Source code of charts:
-- start --
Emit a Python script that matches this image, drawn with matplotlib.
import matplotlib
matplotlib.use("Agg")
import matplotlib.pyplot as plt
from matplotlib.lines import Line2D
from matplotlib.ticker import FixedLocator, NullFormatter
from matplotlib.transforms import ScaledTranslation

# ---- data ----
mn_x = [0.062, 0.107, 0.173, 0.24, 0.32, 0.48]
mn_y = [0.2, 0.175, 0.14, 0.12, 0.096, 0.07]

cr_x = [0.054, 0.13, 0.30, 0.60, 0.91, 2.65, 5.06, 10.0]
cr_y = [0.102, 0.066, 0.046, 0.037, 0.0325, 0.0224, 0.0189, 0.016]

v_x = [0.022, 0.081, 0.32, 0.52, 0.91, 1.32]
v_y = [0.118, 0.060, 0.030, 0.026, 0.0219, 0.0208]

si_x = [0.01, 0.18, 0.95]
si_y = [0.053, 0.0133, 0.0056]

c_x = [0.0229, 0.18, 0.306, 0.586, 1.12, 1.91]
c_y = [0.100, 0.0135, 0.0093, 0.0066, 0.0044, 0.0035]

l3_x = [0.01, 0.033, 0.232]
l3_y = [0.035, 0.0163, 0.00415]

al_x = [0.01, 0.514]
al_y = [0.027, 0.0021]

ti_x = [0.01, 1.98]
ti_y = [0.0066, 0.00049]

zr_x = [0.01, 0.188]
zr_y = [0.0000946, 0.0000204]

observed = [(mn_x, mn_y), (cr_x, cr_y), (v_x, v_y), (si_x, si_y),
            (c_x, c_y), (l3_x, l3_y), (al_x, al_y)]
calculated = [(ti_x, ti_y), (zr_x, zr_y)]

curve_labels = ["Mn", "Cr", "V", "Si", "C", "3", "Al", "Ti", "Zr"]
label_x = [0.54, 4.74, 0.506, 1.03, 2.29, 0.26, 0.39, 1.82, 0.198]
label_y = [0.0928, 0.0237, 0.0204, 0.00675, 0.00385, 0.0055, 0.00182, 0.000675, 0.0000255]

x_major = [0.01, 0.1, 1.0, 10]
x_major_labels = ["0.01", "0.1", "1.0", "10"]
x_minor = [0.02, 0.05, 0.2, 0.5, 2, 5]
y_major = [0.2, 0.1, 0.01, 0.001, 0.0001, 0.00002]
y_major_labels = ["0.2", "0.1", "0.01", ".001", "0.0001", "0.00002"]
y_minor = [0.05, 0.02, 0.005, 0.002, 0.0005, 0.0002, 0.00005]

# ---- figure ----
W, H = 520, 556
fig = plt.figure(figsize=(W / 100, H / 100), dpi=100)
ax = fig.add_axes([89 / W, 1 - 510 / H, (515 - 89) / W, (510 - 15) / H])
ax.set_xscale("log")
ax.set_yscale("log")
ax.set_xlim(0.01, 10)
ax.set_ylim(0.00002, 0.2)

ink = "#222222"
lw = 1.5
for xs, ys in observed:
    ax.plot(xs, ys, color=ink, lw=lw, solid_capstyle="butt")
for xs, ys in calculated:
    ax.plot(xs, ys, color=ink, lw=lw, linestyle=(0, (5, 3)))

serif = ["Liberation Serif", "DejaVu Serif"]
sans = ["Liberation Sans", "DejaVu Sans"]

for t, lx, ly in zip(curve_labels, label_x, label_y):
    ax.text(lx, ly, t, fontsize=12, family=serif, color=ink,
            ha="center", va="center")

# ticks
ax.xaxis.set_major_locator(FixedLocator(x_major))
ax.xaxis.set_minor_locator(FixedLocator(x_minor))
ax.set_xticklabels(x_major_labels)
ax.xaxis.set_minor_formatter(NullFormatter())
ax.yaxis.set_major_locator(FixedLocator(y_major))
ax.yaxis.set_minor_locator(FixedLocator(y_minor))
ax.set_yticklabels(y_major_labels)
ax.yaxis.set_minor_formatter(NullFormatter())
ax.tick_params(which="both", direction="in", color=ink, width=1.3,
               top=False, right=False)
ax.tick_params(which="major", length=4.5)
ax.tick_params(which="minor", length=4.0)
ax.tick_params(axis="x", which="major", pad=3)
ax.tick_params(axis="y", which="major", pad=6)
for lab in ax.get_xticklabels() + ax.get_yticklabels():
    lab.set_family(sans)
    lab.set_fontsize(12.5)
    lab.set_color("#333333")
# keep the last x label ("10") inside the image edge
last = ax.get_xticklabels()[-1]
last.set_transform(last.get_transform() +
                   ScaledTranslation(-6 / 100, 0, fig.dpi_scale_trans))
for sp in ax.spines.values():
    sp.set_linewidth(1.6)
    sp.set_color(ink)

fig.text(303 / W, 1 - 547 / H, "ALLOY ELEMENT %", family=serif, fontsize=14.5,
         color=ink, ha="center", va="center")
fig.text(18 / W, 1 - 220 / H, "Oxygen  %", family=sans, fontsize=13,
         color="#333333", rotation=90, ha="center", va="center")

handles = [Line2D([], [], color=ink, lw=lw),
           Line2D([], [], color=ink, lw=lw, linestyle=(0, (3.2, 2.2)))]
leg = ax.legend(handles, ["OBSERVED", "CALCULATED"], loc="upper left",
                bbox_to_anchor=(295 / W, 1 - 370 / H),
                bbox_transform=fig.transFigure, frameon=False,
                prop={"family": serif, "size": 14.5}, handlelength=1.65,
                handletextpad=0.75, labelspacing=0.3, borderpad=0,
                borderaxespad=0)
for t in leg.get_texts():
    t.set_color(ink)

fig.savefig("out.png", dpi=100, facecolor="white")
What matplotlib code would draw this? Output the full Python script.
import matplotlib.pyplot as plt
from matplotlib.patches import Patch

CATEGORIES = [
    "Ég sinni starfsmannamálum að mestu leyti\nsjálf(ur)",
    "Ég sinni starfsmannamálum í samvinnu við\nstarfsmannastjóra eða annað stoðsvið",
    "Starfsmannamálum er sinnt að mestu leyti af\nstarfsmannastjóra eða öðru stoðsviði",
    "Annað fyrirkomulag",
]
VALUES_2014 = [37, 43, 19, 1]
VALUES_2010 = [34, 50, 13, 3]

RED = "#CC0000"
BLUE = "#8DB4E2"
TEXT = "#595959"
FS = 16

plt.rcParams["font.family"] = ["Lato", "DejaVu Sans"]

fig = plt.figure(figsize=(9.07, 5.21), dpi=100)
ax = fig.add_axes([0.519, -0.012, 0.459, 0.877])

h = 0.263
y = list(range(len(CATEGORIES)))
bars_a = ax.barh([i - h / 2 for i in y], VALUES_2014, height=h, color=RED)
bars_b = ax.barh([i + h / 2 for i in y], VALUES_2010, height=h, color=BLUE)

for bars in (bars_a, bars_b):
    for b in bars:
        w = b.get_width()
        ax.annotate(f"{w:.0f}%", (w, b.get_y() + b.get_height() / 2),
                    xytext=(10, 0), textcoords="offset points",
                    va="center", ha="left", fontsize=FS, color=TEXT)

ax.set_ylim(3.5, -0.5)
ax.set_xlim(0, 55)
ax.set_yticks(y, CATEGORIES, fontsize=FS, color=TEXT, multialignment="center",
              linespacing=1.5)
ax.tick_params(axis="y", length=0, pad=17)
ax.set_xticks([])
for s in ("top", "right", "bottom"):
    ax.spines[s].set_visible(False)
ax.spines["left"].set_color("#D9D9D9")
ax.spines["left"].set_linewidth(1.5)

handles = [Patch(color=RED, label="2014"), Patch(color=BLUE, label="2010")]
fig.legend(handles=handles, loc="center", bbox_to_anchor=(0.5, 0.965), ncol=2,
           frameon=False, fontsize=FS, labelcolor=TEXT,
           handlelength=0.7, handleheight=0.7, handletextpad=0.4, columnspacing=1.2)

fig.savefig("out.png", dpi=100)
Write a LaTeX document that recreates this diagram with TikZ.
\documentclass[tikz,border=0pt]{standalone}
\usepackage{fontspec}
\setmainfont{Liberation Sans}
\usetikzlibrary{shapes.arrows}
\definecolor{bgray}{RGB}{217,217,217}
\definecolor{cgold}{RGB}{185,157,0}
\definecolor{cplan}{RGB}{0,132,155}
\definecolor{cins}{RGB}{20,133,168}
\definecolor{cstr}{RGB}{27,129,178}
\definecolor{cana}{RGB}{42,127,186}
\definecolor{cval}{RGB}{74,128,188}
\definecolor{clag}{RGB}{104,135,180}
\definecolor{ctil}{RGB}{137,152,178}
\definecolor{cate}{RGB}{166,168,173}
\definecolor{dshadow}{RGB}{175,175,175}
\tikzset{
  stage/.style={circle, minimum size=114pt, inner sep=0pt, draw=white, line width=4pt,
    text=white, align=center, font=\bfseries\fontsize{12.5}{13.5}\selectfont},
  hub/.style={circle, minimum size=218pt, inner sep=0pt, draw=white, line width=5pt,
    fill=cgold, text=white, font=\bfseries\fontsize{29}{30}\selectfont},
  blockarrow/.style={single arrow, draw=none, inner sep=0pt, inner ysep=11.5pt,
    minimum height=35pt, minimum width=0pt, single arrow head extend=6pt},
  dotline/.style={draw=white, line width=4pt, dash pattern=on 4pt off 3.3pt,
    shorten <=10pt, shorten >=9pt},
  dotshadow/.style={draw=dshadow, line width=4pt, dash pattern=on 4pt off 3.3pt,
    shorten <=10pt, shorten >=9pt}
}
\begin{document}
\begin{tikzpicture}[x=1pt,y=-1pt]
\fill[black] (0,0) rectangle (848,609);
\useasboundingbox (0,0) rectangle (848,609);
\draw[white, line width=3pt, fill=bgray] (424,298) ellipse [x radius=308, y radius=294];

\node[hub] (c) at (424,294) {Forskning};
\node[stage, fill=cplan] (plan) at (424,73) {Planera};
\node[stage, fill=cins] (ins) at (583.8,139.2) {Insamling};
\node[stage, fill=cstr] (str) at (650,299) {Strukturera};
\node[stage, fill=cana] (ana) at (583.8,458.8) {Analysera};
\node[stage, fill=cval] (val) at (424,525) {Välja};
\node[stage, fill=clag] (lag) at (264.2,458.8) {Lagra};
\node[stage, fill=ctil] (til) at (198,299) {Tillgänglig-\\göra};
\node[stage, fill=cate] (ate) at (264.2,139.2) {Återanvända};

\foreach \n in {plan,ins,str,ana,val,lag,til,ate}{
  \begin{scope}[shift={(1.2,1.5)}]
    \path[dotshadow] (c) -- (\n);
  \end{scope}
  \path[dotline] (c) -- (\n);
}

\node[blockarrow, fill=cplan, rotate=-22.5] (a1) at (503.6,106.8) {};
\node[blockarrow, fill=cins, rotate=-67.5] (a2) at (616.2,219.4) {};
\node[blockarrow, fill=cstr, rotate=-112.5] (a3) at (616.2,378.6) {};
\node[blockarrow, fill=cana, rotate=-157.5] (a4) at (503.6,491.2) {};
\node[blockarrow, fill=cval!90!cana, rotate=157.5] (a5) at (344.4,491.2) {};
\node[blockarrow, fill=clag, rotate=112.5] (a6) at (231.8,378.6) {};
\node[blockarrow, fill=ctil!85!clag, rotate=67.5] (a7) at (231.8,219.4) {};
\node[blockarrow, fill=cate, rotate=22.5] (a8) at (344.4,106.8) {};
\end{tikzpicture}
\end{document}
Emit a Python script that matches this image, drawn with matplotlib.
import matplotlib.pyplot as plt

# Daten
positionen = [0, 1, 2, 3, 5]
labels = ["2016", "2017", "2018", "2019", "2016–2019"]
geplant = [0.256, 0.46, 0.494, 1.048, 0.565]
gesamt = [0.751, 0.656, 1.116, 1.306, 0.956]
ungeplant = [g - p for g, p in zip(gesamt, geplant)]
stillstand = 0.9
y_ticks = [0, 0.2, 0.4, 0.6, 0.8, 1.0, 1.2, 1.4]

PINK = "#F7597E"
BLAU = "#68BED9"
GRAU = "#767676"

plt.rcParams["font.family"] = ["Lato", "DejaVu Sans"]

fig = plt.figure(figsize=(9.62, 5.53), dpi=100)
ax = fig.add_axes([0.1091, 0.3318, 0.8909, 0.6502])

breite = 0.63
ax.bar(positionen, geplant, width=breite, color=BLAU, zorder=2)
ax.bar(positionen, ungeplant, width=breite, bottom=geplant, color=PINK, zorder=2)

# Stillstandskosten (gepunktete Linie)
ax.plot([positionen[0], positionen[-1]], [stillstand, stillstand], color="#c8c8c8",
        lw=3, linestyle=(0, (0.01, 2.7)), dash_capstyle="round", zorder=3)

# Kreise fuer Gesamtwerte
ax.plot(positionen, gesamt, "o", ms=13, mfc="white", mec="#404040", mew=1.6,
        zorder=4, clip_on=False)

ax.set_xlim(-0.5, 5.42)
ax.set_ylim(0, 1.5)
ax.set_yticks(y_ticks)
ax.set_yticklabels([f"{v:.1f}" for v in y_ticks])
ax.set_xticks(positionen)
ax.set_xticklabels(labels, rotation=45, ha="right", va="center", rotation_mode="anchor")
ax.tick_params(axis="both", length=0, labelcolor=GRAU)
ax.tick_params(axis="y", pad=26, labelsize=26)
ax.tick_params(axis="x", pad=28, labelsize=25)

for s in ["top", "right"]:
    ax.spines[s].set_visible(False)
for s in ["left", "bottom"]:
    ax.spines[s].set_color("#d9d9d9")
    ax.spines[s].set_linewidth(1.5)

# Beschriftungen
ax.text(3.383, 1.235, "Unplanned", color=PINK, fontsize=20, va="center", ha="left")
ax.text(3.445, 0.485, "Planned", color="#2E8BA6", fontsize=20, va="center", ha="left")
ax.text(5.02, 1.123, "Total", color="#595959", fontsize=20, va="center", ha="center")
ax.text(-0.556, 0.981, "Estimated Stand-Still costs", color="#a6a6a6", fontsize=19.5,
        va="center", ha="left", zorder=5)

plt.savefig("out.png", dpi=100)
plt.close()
-- end --
■ REQUIRED WORK
Word for word, quote the lines of the material from the first line through the line with "0.0224, 0.0189, 0.016]", both ends included.

■ ANSWER TO THIS EXERCISE
Emit a Python script that matches this image, drawn with matplotlib.
import matplotlib
matplotlib.use("Agg")
import matplotlib.pyplot as plt
from matplotlib.lines import Line2D
from matplotlib.ticker import FixedLocator, NullFormatter
from matplotlib.transforms import ScaledTranslation

# ---- data ----
mn_x = [0.062, 0.107, 0.173, 0.24, 0.32, 0.48]
mn_y = [0.2, 0.175, 0.14, 0.12, 0.096, 0.07]

cr_x = [0.054, 0.13, 0.30, 0.60, 0.91, 2.65, 5.06, 10.0]
cr_y = [0.102, 0.066, 0.046, 0.037, 0.0325, 0.0224, 0.0189, 0.016]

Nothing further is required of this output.